- Category: European Union Carbon Market Glossary
EEAG is the acronym used for the European Commission's Guidelines on State aid for environmental protection and energy 2014-2020 (2014/C 200/01).
EEAG enable Member States to fund projects for environmental protection (including climate protection and green energy) and energy generation adequacy in a cost-effective and non-distortive way.
They entered into force in 2014 together with the relevant provisions of the General Block Exemption Regulation (GBER) and are applicable until 31 December 2021 following a 1-year prolongation.
The revision of the EEAG and the relevant provisions of the GBER occurs against the backdrop of the twin green and digital transformation of the economy, notably the European Green Deal that aims to transform the EU into the first carbon neutral economy by 2050 (with a proposed increase of the greenhouse gas emission reduction target for 2030 to at least 55% compared to 1990) and a circular and zero-pollution one, where natural capital is protected.

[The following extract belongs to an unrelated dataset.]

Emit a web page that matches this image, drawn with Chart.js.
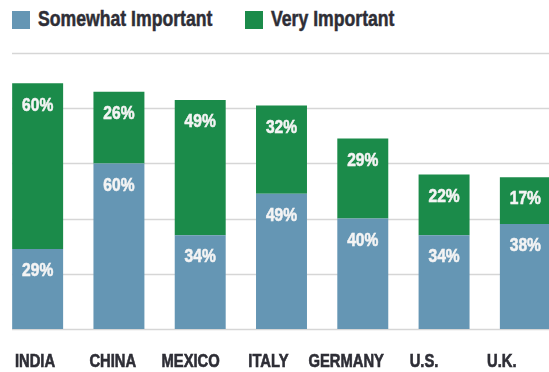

Also, there have been a number of relevant regulatory changes (in particular, the Clean Energy Package, the Clean Mobility Package, the Circular Economy Package, and the EU Taxonomy Regulation).
The Inception Impact Assessment of 12 November 2020 (ref. Ares(2020)6636736) envisions the revision of the EEAG in light of the above developments.
The new Guidelines on State aid for Climate, Environmental protection and Energy (CEEAG) have been endorsed by the European Commission on 21 December 2021 and enter into force in January 2022.
In the relevant communication the European Commission accentuates the fact that the CEEAG, in particular, broaden the categories of investments and technologies that the EU Member States can support to cover all technologies that can deliver the European Green Deal. Carbon Contracts for Difference are also promoted.
"A new single section covers the reduction or avoidance of greenhouse gas emissions, facilitating the assessment of measures supporting the decarbonisation of different sectors of the economy, including through investments in renewable energy, energy efficiency in production processes and industrial decarbonisation, in line with the European Climate Law. The revised rules generally allow for aid amounts up to 100% of the funding gap, especially where aid is granted following a competitive bidding process, and introduce new aid instruments, such as Carbon Contracts for Difference to help Member States respond to the greening needs of industry," reads the European Commission press release of 21 December 2021.